Designers Corentin Lebrat and Antoine Bauza were smitten by the self-publication efforts that many designers make for TGM, so they produced five hundred copies of the real-time slapping game Gaijin Dash!! for May 2016 and included rules only in Japanese to frustrate any non-JP fans who managed to get their hands on a copy. Thankfully, I had a translator who helped me record an overview video later, so now I'm all set with the rules and soon you will be, too.
I encountered many games like this at TGM, word games or party games or conversation games of some sort that reduced me to taking a photograph and moving on. For the record, this title by アナログゲーム倶楽部 (Analog Game Club) is titled 対決!空論バトル, which translates to something like "Showdown! Doctrinaire Battle". My loss for not knowing Japanese and getting more out of this...
Here's what fits in a typical booth at TGM: a dozen copies of three games, a small display of how to play one of the games, and a sampling of meeple-bearing accessories. BGG owner Scott Alden had asked me to pick up Peke's Mushroom Mania for him, so I did. I then recorded an overview video later so that he'd be able to play it, and in the process I discovered that the translated name is nothing like Mushroom Mania, which is the title that had been submitted with the listing.

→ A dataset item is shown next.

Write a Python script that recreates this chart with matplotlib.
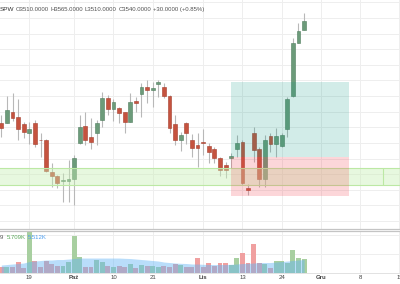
import numpy as np
import matplotlib
matplotlib.use("Agg")
import matplotlib.pyplot as plt
from matplotlib.patches import Rectangle

# ---------------- data ----------------
opens = [3215, 3214, 3250, 3234, 3209, 3183, 3215, 3160, 3160, 3058,
         3044, 3028, 3029, 3033, 3149, 3205, 3170, 3183, 3223, 3295,
         3258, 3261, 3250, 3218, 3284, 3305, 3328, 3319, 3338, 3330,
         3300, 3209, 3159, 3215, 3159, 3143, 3152, 3140, 3130, 3101,
         3079, 3101, 3130, 3154, 3007, 3181, 3130, 3033, 3173, 3145,
         3140, 3194, 3300, 3469, 3510]
highs = [3239, 3301, 3310, 3289, 3218, 3218, 3223, 3181, 3162, 3086,
         3047, 3054, 3095, 3111, 3239, 3250, 3230, 3223, 3314, 3303,
         3289, 3266, 3250, 3309, 3298, 3341, 3351, 3346, 3351, 3341,
         3303, 3239, 3186, 3218, 3178, 3181, 3193, 3149, 3136, 3106,
         3090, 3118, 3175, 3159, 3018, 3202, 3138, 3175, 3181, 3197,
         3181, 3298, 3485, 3533, 3565]
lows = [3169, 3213, 3220, 3159, 3165, 3146, 3138, 3106, 3057, 3010,
        3006, 2962, 2962, 2951, 3148, 3143, 3130, 3143, 3202, 3239,
        3220, 3213, 3181, 3218, 3250, 3232, 3277, 3266, 3298, 3293,
        3182, 3143, 3125, 3146, 3106, 3072, 3111, 3087, 3085, 3045,
        3037, 3070, 3106, 3015, 2983, 3090, 3010, 3010, 3122, 3106,
        3138, 3170, 3298, 3469, 3510]
closes = [3199, 3255, 3229, 3193, 3184, 3194, 3145, 3158, 3060, 3044,
          3021, 3030, 3034, 3101, 3202, 3159, 3154, 3215, 3295, 3258,
          3280, 3245, 3218, 3280, 3279, 3330, 3319, 3325, 3344, 3300,
          3199, 3159, 3175, 3181, 3135, 3135, 3150, 3120, 3101, 3063,
          3063, 3109, 3149, 3021, 2999, 3127, 3033, 3159, 3145, 3173,
          3175, 3290, 3469, 3508, 3540]
volumes_k = [2.45, 2.45, 2.45, 4.31, 2.03, 17.26, 4.99, 2.45, 4.86, 3.47,
             2.88, 2.88, 4.31, 15.57, 6.43, 2.45, 2.45, 5.29, 4.31, 2.88,
             2.20, 2.88, 2.20, 3.47, 2.00, 3.00, 2.90, 2.90, 2.45, 2.75,
             2.45, 3.47, 3.17, 2.20, 2.45, 6.26, 2.20, 3.89, 2.88, 3.89,
             3.89, 3.17, 6.00, 8.12, 3.89, 12.06, 4.15, 3.47, 2.03, 4.99,
             4.99, 3.89, 9.52, 6.00, 5.709]
volume_ma_k = [3.17, 3.38, 3.60, 3.81, 4.02, 4.65, 4.86, 5.08, 5.29, 5.29,
               5.50, 5.50, 5.71, 5.92, 6.13, 6.13, 6.13, 6.13, 6.13, 6.13,
               6.13, 6.13, 6.01, 5.92, 5.71, 5.50, 5.29, 5.08, 4.86, 4.44,
               4.23, 4.02, 3.89, 3.81, 3.60, 3.60, 3.47, 3.38, 3.38, 3.38,
               3.38, 3.47, 3.60, 3.81, 3.89, 4.02, 4.23, 4.23, 4.23, 4.44,
               4.65, 4.86, 5.08, 5.29, 5.512]

tick_pos = [5, 13, 20, 27, 36, 43, 50, 57, 64, 71]
tick_labels = ["19", "Paź", "10", "21", "Lis", "13", "24", "Gru", "8", "15"]
month_labels = ["Paź", "Lis", "Gru"]

zone_low, zone_high = 3014, 3069
zone_split = 68.1
pos_start, pos_end = 41, 62
pos_entry, pos_target, pos_stop = 3104, 3346, 2981

header_symbol = "SPW"
header_parts = ["O3510.0000", "H3565.0000", "L3510.0000", "C3540.0000", "+30.0000 (+0.85%)"]
vol_legend = ["9", "5.709K", "5.512K"]

# ---------------- figure ----------------
W, H = 400, 284
fig = plt.figure(figsize=(W / 100, H / 100), dpi=100)
fig.patch.set_facecolor("white")
FONT = "Liberation Sans"

ax = fig.add_axes([0, (H - 229) / H, 1, 229 / H])
axv = fig.add_axes([0, (H - 272.5) / H, 1, (272.5 - 231) / H])

xl = (-0.23, 71.1)
idx = np.arange(len(opens))
o = np.array(opens, float); c = np.array(closes, float)
hi = np.array(highs, float); lo = np.array(lows, float)
up = c >= o

grid_c = "#eeeeee"
for a in (ax, axv):
    a.set_xlim(*xl)
    for t in tick_pos:
        a.axvline(t, color=grid_c, lw=0.7, zorder=0)
    a.tick_params(left=False, labelleft=False, bottom=False, labelbottom=False)
    for s in a.spines.values():
        s.set_visible(False)

# main pane
ax.set_ylim(2874.4, 3607.2)
for yv in np.arange(2900, 3601, 50):
    ax.axhline(yv, color=grid_c, lw=0.7, zorder=0)

ax.vlines(idx, lo, hi, color="#b8b8b8", lw=0.8, zorder=2)
body_bottom = np.minimum(o, c)
body_h = np.maximum(np.abs(c - o), 1.5)
fill = np.where(up, "#6c9b7a", "#c5533f")
edge = np.where(up, "#507d5e", "#a53d2b")
ax.bar(idx, body_h, bottom=body_bottom, width=0.68, color=fill, edgecolor=edge,
       linewidth=0.4, zorder=3)

# green zone (two adjoining rectangles)
zc = "#c8f0b4"
ax.add_patch(Rectangle((-2, zone_low), zone_split + 2, zone_high - zone_low,
                       facecolor=zc, alpha=0.42, edgecolor="none", zorder=4))
ax.add_patch(Rectangle((zone_split, zone_low), 10, zone_high - zone_low,
                       facecolor=zc, alpha=0.42, edgecolor="none", zorder=4))
for yv in (zone_low, zone_high):
    ax.axhline(yv, color="#bce8a4", lw=0.8, zorder=4)
ax.vlines(zone_split, zone_low, zone_high, color="#bce8a4", lw=0.8, zorder=4)

# long position tool
ax.add_patch(Rectangle((pos_start, pos_entry), pos_end - pos_start, pos_target - pos_entry,
                       facecolor="#089981", alpha=0.18, edgecolor="none", zorder=5))
ax.add_patch(Rectangle((pos_start, pos_stop), pos_end - pos_start, pos_entry - pos_stop,
                       facecolor="#f23645", alpha=0.2, edgecolor="none", zorder=5))

ax.spines["bottom"].set_visible(True)
ax.spines["bottom"].set_color("#c4c4c4")
ax.spines["bottom"].set_linewidth(0.9)

# volume pane
axv.set_ylim(0, 17.6)
for yv in (8, 16):
    axv.axhline(yv, color=grid_c, lw=0.7, zorder=0)
vcol = np.where(up, "#a8cfa0", "#f0a0a0")
axv.bar(idx, volumes_k, width=0.88, color=vcol, linewidth=0, zorder=2)
axv.fill_between(idx, volume_ma_k, 0, color="#64b5f6", alpha=0.45, linewidth=0, zorder=3)
axv.spines["top"].set_visible(True)
axv.spines["top"].set_color("#c4c4c4")
axv.spines["top"].set_linewidth(0.9)
axv.spines["bottom"].set_visible(True)
axv.spines["bottom"].set_color("#dddddd")
axv.spines["bottom"].set_linewidth(0.6)

axv.set_xticks(tick_pos)
axv.set_xticklabels(tick_labels, fontsize=4.3, color="#444444", family=FONT)
axv.tick_params(bottom=False, labelbottom=True, length=0, pad=2.0)
for lab in axv.get_xticklabels():
    if lab.get_text() in month_labels:
        lab.set_fontweight("bold")

# header
hy = 1 - 9.5 / H
fig.text(-0.5 / W, hy, header_symbol, fontsize=4.6, color="#333333", va="center",
         ha="left", family=FONT)
hx = [16, 50.5, 84.3, 118.3, 153.3]
for x, t in zip(hx, header_parts):
    fig.text(x / W, hy, t, fontsize=4.3, color="#505050", va="center", ha="left", family=FONT)

# volume legend
vy = 1 - 237.3 / H
fig.text(0 / W, vy, vol_legend[0], fontsize=4.3, color="#555555", va="center", family=FONT)
fig.text(6.7 / W, vy, vol_legend[1], fontsize=4.3, color="#5aa85a", va="center", family=FONT)
fig.text(27.7 / W, vy, vol_legend[2], fontsize=4.3, color="#4a9df0", va="center", family=FONT)

fig.savefig("out.png", dpi=100, facecolor="white")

Here's a closer shot of the meeple accessories at this booth. Think those bolo ties should find their way to the Geek Store? I don't know whether the crossover between bolo tie-wearers and gamers is an empty set, but I can't imagine the number being too large. Am I wrong?
LOGS from 彩彩工房 (Sai2Workshop) is the "connect-the-opposite-sides-of-the-board abstract strategy game" that I mentioned above, and the publisher brought a grand total of twenty copies of this item — which features rules for two games, neither of which I know — to TGM. I look at these types of game listings on the TGM website and think that I should investigate this title more so that it can be included in the BGG database, then I realize that I just don't have time and move on. Sorry, LOGS; maybe I'll catch you next time!
Another aspect of TGM is you thinking that you want to get a game, saying you'll get back to the booth later, then either forgetting that you wanted to get the game or discovering that all of the copies have sold out. That was the case with this booth from Ayatsurare Ningyoukan as my trick-taking-loving self had noted at least a year ago that I wanted to get Tricks & Deserts, but I didn't recognize the orange box when I snapped this pic — only the next day when I started reviewing and tweeting the images. Oops.
As I mentioned before, many TGM titles are tiny card games, and as a result much of the gameplay takes place not with the components themselves, but between the players, with the components merely being prods that spur players to action. With that thought in mind, perhaps it's not surprising the Werewolf-style, hidden role games are so popular at TGM. I can't tell at first glance whether Wolf in the Village from Kanzaki Hisahito and Dirty Labor offers any new spins on the genre, but it features graphics that top all of the other versions I've seen, so that's one big plus.
While most of the booths at TGM are tiny, the perimeter of the convention space houses larger stands by more established publishers, who naturally pay more to occupy that square footage. Oink Games is one such publisher, and it has a crowd of assistants on hand to both set up prior to TGM opening and...
...sell games to visitors once things start hopping. Oink has a beautiful consistency to its offerings, with every game of the past few years coming in a box with the same footprint and bearing the same (discounted) convention price of ¥2,000 (~$18). You know you're getting a clever little game with sharp, minimalist graphics, so you step up, hand over your bills, and take a little blue bag home with you.